Sallie Mae, one of the largest student lenders in the country, allegedly stalked the family of a law student who died in a car accident over the 24-year-old’s unpaid debt, raising questions about how private companies deal with the financial obligations of the deceased.
On March 31, 2013 Andrew Katbi died in a 95-car pile-up while returning to Duke from a camping trip in Virginia. Andrew was survived by his parents, sister, and long-time girlfriend, who eulogized him as an intelligent and caring person dedicated to public service, someone whose work in the Ohio Public Defender’s Office on death row cases “had been an important force in saving the lives of seven to eight clients.”
Following the tragedy, Katbi’s family sent death certificates to “all three companies that serviced Andrew’s loans — Sallie Mae, Citi, and Discover,” as Jezebel reports. “Citi and Discover immediately forgave the loans,” but Sallie Mae did not. The company rolled over Andrew’s balance to his mother, who had co-signed the loan, and began incessantly harassing the family with phone calls and voicemails, even suggesting that if the family couldn’t afford to pay back the loan, perhaps Duke University would, the family says.

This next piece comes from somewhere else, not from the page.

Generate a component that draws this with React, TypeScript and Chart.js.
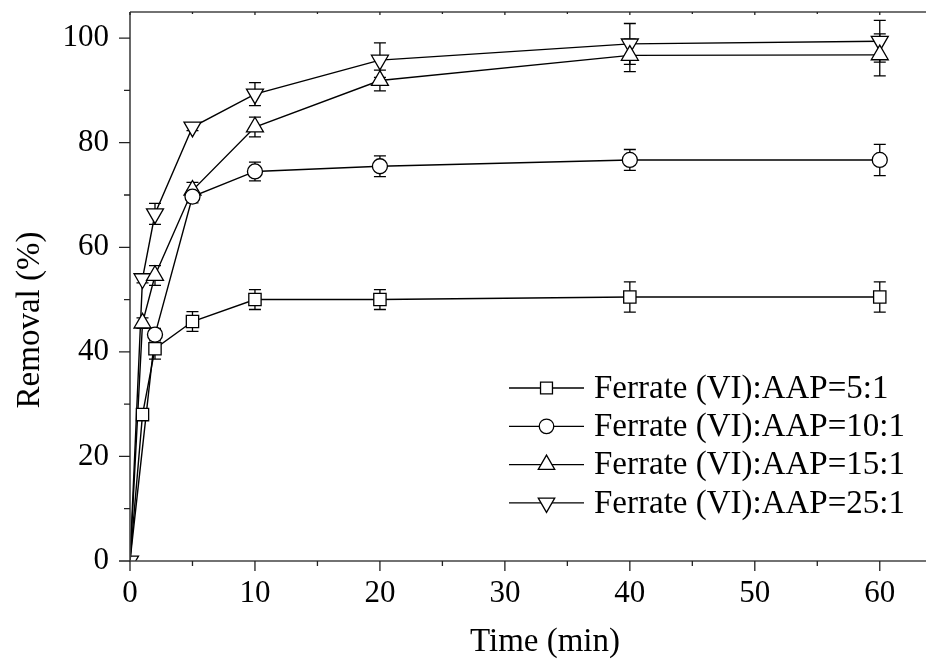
import React, { useEffect, useRef } from 'react';
import { Chart, registerables } from 'chart.js';

Chart.register(...registerables);

// ---- data ----
const timeMin = [0, 1, 2, 5, 10, 20, 40, 60];
const timeMin10 = [0, 2, 5, 10, 20, 40, 60];

const removal5 = [0, 28.0, 40.6, 45.8, 50.0, 50.0, 50.5, 50.5];
const err5 = [0, 0, 2.0, 1.9, 1.9, 1.9, 2.9, 2.9];

const removal10 = [0, 43.3, 69.7, 74.5, 75.5, 76.7, 76.7];
const err10 = [0, 1.2, 1.2, 1.8, 2.0, 2.0, 3.0];

const removal15 = [0, 45.5, 54.6, 70.9, 83.0, 91.9, 96.7, 96.8];
const err15 = [0, 1.0, 1.9, 1.5, 1.9, 2.0, 3.1, 4.0];

const removal25 = [0, 54.0, 66.4, 83.0, 89.3, 95.8, 98.9, 99.4];
const err25 = [0, 0.8, 2.0, 0.7, 2.2, 3.3, 3.9, 4.0];

const seriesLabels = [
  'Ferrate (VI):AAP=5:1',
  'Ferrate (VI):AAP=10:1',
  'Ferrate (VI):AAP=15:1',
  'Ferrate (VI):AAP=25:1',
];

const xTickValues = [0, 10, 20, 30, 40, 50, 60];
const yTickValues = [0, 20, 40, 60, 80, 100];
const xTitle = 'Time (min)';
const yTitle = 'Removal (%)';

const FONT = '"Liberation Serif", "Times New Roman", Times, serif';

type Marker = { style: string; radius: number; rotation: number };
const markers: Marker[] = [
  { style: 'rect', radius: 8.7, rotation: 0 },
  { style: 'circle', radius: 7.5, rotation: 0 },
  { style: 'triangle', radius: 9.8, rotation: 0 },
  { style: 'triangle', radius: 9.8, rotation: 180 },
];

const errors = [err5, err10, err15, err25];

function drawMarker(ctx: CanvasRenderingContext2D, m: Marker, x: number, y: number) {
  ctx.beginPath();
  const r = m.radius;
  if (m.style === 'rect') {
    const s = Math.SQRT1_2 * r;
    ctx.rect(x - s, y - s, 2 * s, 2 * s);
  } else if (m.style === 'circle') {
    ctx.arc(x, y, r, 0, Math.PI * 2);
  } else {
    let rad = (m.rotation * Math.PI) / 180;
    ctx.moveTo(x + Math.sin(rad) * r, y - Math.cos(rad) * r);
    rad += (2 * Math.PI) / 3;
    ctx.lineTo(x + Math.sin(rad) * r, y - Math.cos(rad) * r);
    rad += (2 * Math.PI) / 3;
    ctx.lineTo(x + Math.sin(rad) * r, y - Math.cos(rad) * r);
    ctx.closePath();
  }
  ctx.fillStyle = '#fff';
  ctx.fill();
  ctx.stroke();
}

const errorBarPlugin = {
  id: 'errorBars',
  beforeDatasetsDraw(chart: any) {
    const { ctx, scales } = chart;
    const x = scales.x;
    const y = scales.y;
    ctx.save();
    ctx.strokeStyle = '#000';
    ctx.lineWidth = 1.3;
    chart.data.datasets.forEach((ds: any, i: number) => {
      const errs = errors[i];
      ds.data.forEach((pt: any, j: number) => {
        const e = errs[j];
        if (!e) return;
        const px = x.getPixelForValue(pt.x);
        const top = y.getPixelForValue(pt.y + e);
        const bot = y.getPixelForValue(pt.y - e);
        ctx.beginPath();
        ctx.moveTo(px, top);
        ctx.lineTo(px, bot);
        ctx.moveTo(px - 6, top);
        ctx.lineTo(px + 6, top);
        ctx.moveTo(px - 6, bot);
        ctx.lineTo(px + 6, bot);
        ctx.stroke();
      });
    });
    ctx.restore();
  },
};

const framePlugin = {
  id: 'frame',
  afterDraw(chart: any) {
    const { ctx, chartArea: a, scales } = chart;
    const x = scales.x;
    const y = scales.y;
    ctx.save();
    ctx.strokeStyle = '#444';
    ctx.lineWidth = 1.6;
    ctx.beginPath();
    ctx.moveTo(a.left, a.top);
    ctx.lineTo(a.left, a.bottom);
    ctx.lineTo(a.right, a.bottom);
    ctx.moveTo(a.left, a.top);
    ctx.lineTo(a.right, a.top);
    ctx.stroke();

    ctx.lineWidth = 1.3;
    ctx.strokeStyle = '#222';
    ctx.beginPath();
    for (let k = 0; k < xTickValues.length; k++) {
      const v = xTickValues[k];
      const px = x.getPixelForValue(v);
      ctx.moveTo(px, a.bottom);
      ctx.lineTo(px, a.bottom + 10);
      ctx.moveTo(px, a.top);
      ctx.lineTo(px, a.top + 3);
      if (k < xTickValues.length - 1) {
        const mv = (v + xTickValues[k + 1]) / 2;
        const mx = x.getPixelForValue(mv);
        ctx.moveTo(mx, a.bottom);
        ctx.lineTo(mx, a.bottom + 5);
        ctx.moveTo(mx, a.top);
        ctx.lineTo(mx, a.top + 2);
      }
    }
    for (let k = 0; k < yTickValues.length; k++) {
      const v = yTickValues[k];
      const py = y.getPixelForValue(v);
      ctx.moveTo(a.left - 11, py);
      ctx.lineTo(a.left, py);
      if (k < yTickValues.length - 1) {
        const mv = (v + yTickValues[k + 1]) / 2;
        const my = y.getPixelForValue(mv);
        ctx.moveTo(a.left - 6, my);
        ctx.lineTo(a.left, my);
      }
    }
    ctx.stroke();

    // axis titles
    ctx.fillStyle = '#000';
    ctx.font = `33px ${FONT}`;
    ctx.textAlign = 'center';
    ctx.textBaseline = 'middle';
    ctx.fillText(xTitle, 545, 642);
    ctx.save();
    ctx.translate(30, 320);
    ctx.rotate(-Math.PI / 2);
    ctx.fillText(yTitle, 0, 0);
    ctx.restore();

    // legend
    ctx.font = `33px ${FONT}`;
    ctx.textAlign = 'left';
    ctx.textBaseline = 'middle';
    ctx.strokeStyle = '#000';
    ctx.lineWidth = 1.3;
    for (let i = 0; i < seriesLabels.length; i++) {
      const ry = 388 + i * 38.3;
      ctx.beginPath();
      ctx.moveTo(509, ry);
      ctx.lineTo(584, ry);
      ctx.stroke();
      const m = { ...markers[i], radius: markers[i].radius * 0.97 };
      drawMarker(ctx, m, 546.5, ry);
      ctx.fillStyle = '#000';
      ctx.fillText(seriesLabels[i], 594, ry + 1);
    }
    ctx.restore();
  },
};

function makeDataset(xs: number[], ys: number[], i: number, label: string) {
  const m = markers[i];
  const radii = xs.map((v, j) => (j === 0 && i !== 3 ? 0 : m.radius));
  return {
    label,
    data: xs.map((v, j) => ({ x: v, y: ys[j] })),
    borderColor: '#000',
    borderWidth: 1.4,
    backgroundColor: '#fff',
    pointStyle: m.style,
    pointRotation: m.rotation,
    pointRadius: radii,
    pointBorderWidth: 1.3,
    pointBorderColor: '#000',
    pointBackgroundColor: '#fff',
    fill: false,
    tension: 0,
    clip: 0,
  };
}

export default function App() {
  const ref = useRef<HTMLCanvasElement | null>(null);

  useEffect(() => {
    if (!ref.current) return;
    const chart = new Chart(ref.current, {
      type: 'line',
      data: {
        datasets: [
          makeDataset(timeMin, removal5, 0, seriesLabels[0]),
          makeDataset(timeMin10, removal10, 1, seriesLabels[1]),
          makeDataset(timeMin, removal15, 2, seriesLabels[2]),
          makeDataset(timeMin, removal25, 3, seriesLabels[3]),
        ] as any,
      },
      options: {
        animation: false,
        responsive: false,
        maintainAspectRatio: false,
        layout: { autoPadding: false, padding: { top: 12, right: 0, left: 0, bottom: 0 } },
        plugins: {
          legend: { display: false },
          tooltip: { enabled: false },
        },
        scales: {
          x: {
            type: 'linear',
            min: 0,
            max: 63.7,
            grid: { display: false, drawTicks: false },
            border: { display: false },
            afterBuildTicks: (s: any) => {
              s.ticks = xTickValues.map((v) => ({ value: v }));
            },
            afterFit: (s: any) => {
              s.height = 103;
              s.paddingLeft = 0;
              s.paddingRight = 0;
              s.paddingTop = 0;
              s.paddingBottom = 0;
            },
            ticks: {
              font: { family: FONT, size: 31 },
              color: '#000',
              padding: 14,
              maxRotation: 0,
              autoSkip: false,
            },
          },
          y: {
            type: 'linear',
            min: 0,
            max: 105,
            grid: { display: false, drawTicks: false },
            border: { display: false },
            afterBuildTicks: (s: any) => {
              s.ticks = yTickValues.map((v) => ({ value: v }));
            },
            afterFit: (s: any) => {
              s.width = 130;
              s.paddingLeft = 0;
              s.paddingRight = 0;
              s.paddingTop = 0;
              s.paddingBottom = 0;
            },
            ticks: {
              font: { family: FONT, size: 31 },
              color: '#000',
              padding: 21,
              autoSkip: false,
            },
          },
        },
      } as any,
      plugins: [errorBarPlugin, framePlugin],
    });
    return () => chart.destroy();
  }, []);

  return (
    <div style={{ position: 'fixed', left: 0, top: 0, width: 926, height: 664, background: '#fff' }}>
      <canvas ref={ref} width={926} height={664} style={{ width: 926, height: 664 }} />
    </div>
  );
}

Eventually, Andrew’s sister Olivia launched a Twitter campaign hoping to shame the company into backing off. On Wednesday she announced, “Thank you, everyone, for your support. Sallie Mae is now working with us,” but couldn’t share more details due to confidentiality requirements. “Oh, and my family can move on n stuff,” she added.
The tragedy highlights the difficulty of discharging private debt. In cases where the student dies, loan co-signers often are obliged to pay off the balance of the loan. While federal student loans are often discharged upon death, federal law does not require lenders to forgive private loans in those cases. While lawmakers have introduced legislation instructing lenders to properly inform students and co-signer of their obligations in instances of death, the bill does not require companies to completely forgive the loan.
Under existing rules, Katbi or his family would also have had difficulty discharging the loans if they were to declare bankruptcy. In 2009, a federal appeals court curtailed the definition of “undue hardship” for student debts, making it nearly impossible for borrowers to get out from under the debt. The debt collector for many federal student loans has been similarly accused of harassing and ruthless tactics.
As Olivia tweeted just days after reaching a settlement with Sallie Mae, “I don’t think we should be the exception to the rule, I think the rule needs to be changed. Public outrage often only way to achieve this.”